— START OF Input records —

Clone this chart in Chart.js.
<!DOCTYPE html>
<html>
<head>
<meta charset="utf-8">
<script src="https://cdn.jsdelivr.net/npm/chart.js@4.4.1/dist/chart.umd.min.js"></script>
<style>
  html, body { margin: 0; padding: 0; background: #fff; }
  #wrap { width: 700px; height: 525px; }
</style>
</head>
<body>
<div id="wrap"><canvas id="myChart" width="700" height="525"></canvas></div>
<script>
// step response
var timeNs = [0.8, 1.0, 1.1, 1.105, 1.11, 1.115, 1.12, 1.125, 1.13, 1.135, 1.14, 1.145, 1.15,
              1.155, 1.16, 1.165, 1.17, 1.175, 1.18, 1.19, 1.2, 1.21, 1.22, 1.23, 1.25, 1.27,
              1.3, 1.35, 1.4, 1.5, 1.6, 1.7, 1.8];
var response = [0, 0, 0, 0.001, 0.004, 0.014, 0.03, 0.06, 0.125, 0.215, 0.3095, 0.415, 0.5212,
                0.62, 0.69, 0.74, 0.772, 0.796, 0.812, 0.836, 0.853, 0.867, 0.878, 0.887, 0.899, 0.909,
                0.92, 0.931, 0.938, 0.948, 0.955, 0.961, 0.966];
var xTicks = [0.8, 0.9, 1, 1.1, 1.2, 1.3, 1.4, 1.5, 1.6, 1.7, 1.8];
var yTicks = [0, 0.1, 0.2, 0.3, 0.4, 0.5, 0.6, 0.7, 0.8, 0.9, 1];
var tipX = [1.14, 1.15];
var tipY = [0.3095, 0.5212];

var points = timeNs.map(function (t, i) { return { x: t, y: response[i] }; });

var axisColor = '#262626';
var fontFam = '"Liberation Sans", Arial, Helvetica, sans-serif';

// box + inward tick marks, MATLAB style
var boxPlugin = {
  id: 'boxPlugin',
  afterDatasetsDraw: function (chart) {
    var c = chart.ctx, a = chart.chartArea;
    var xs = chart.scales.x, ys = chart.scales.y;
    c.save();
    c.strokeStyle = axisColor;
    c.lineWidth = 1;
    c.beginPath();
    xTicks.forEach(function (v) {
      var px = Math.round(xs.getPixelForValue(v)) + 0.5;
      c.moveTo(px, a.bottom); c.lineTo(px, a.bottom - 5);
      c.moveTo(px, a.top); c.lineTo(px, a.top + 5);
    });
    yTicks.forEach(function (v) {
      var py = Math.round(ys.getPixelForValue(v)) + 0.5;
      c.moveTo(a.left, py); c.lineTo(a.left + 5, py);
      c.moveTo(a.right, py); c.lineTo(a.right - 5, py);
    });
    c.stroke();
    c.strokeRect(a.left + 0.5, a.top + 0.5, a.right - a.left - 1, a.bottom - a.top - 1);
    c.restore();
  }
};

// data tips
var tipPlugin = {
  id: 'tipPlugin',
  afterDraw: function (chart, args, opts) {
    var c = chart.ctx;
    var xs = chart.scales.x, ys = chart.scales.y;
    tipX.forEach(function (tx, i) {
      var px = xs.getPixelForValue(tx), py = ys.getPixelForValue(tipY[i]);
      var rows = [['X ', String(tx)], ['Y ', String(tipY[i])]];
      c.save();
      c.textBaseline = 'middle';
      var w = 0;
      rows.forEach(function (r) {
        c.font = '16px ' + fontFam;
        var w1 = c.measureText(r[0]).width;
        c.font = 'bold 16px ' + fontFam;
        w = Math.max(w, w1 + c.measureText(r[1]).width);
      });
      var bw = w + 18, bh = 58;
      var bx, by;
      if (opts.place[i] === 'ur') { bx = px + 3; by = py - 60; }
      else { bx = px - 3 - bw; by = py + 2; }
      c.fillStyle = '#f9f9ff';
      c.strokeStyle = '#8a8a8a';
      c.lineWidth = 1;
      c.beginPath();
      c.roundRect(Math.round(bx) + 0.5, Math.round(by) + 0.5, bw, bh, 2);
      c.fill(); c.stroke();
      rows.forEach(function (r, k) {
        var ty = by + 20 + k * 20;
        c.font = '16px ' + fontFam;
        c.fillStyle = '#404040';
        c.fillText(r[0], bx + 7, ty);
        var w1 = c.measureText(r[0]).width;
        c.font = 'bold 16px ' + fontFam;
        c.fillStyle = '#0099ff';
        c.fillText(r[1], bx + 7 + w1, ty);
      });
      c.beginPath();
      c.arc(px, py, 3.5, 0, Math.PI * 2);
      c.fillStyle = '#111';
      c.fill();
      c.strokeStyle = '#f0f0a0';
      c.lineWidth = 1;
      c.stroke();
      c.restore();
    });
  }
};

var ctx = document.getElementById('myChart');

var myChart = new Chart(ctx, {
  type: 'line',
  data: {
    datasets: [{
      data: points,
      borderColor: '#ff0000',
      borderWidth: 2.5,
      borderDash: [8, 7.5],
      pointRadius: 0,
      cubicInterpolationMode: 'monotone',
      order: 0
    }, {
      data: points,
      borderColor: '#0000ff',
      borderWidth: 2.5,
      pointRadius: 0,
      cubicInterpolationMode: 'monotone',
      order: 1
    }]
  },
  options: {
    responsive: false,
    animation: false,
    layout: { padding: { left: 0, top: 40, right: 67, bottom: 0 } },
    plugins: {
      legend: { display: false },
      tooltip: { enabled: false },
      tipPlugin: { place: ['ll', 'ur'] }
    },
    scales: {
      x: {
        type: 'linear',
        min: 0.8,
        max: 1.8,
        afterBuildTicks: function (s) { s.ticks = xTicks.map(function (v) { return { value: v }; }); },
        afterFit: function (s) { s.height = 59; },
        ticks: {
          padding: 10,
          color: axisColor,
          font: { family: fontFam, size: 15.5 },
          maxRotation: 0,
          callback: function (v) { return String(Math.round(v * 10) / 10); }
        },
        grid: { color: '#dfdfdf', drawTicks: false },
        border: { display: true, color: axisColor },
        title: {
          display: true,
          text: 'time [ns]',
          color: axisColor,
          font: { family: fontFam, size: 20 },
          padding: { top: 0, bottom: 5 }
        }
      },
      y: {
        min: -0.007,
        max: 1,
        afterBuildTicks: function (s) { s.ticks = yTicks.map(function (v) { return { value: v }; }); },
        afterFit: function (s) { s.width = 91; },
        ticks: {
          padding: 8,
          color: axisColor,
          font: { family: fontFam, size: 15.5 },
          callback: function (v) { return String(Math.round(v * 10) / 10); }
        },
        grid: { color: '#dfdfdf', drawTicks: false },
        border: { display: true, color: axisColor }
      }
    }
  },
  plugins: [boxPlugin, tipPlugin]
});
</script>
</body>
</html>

— END OF Input records —
— START OF Input records —

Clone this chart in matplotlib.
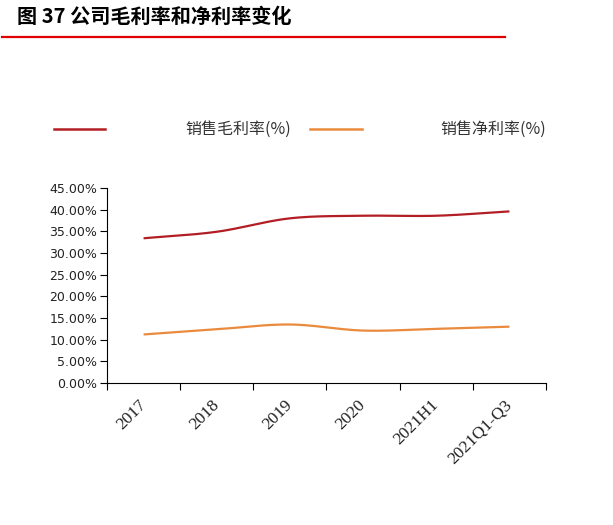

— END OF Input records —

* **Your objective**:
What do the lines above say from the one containing "Clone this chart in Chart.js." down to the one containing "var points = timeNs.map(function"? Return them exactly, both end lines included, and only them.

* **Written response**:
Clone this chart in Chart.js.
<!DOCTYPE html>
<html>
<head>
<meta charset="utf-8">
<script src="https://cdn.jsdelivr.net/npm/chart.js@4.4.1/dist/chart.umd.min.js"></script>
<style>
  html, body { margin: 0; padding: 0; background: #fff; }
  #wrap { width: 700px; height: 525px; }
</style>
</head>
<body>
<div id="wrap"><canvas id="myChart" width="700" height="525"></canvas></div>
<script>
// step response
var timeNs = [0.8, 1.0, 1.1, 1.105, 1.11, 1.115, 1.12, 1.125, 1.13, 1.135, 1.14, 1.145, 1.15,
              1.155, 1.16, 1.165, 1.17, 1.175, 1.18, 1.19, 1.2, 1.21, 1.22, 1.23, 1.25, 1.27,
              1.3, 1.35, 1.4, 1.5, 1.6, 1.7, 1.8];
var response = [0, 0, 0, 0.001, 0.004, 0.014, 0.03, 0.06, 0.125, 0.215, 0.3095, 0.415, 0.5212,
                0.62, 0.69, 0.74, 0.772, 0.796, 0.812, 0.836, 0.853, 0.867, 0.878, 0.887, 0.899, 0.909,
                0.92, 0.931, 0.938, 0.948, 0.955, 0.961, 0.966];
var xTicks = [0.8, 0.9, 1, 1.1, 1.2, 1.3, 1.4, 1.5, 1.6, 1.7, 1.8];
var yTicks = [0, 0.1, 0.2, 0.3, 0.4, 0.5, 0.6, 0.7, 0.8, 0.9, 1];
var tipX = [1.14, 1.15];
var tipY = [0.3095, 0.5212];

var points = timeNs.map(function (t, i) { return { x: t, y: response[i] }; });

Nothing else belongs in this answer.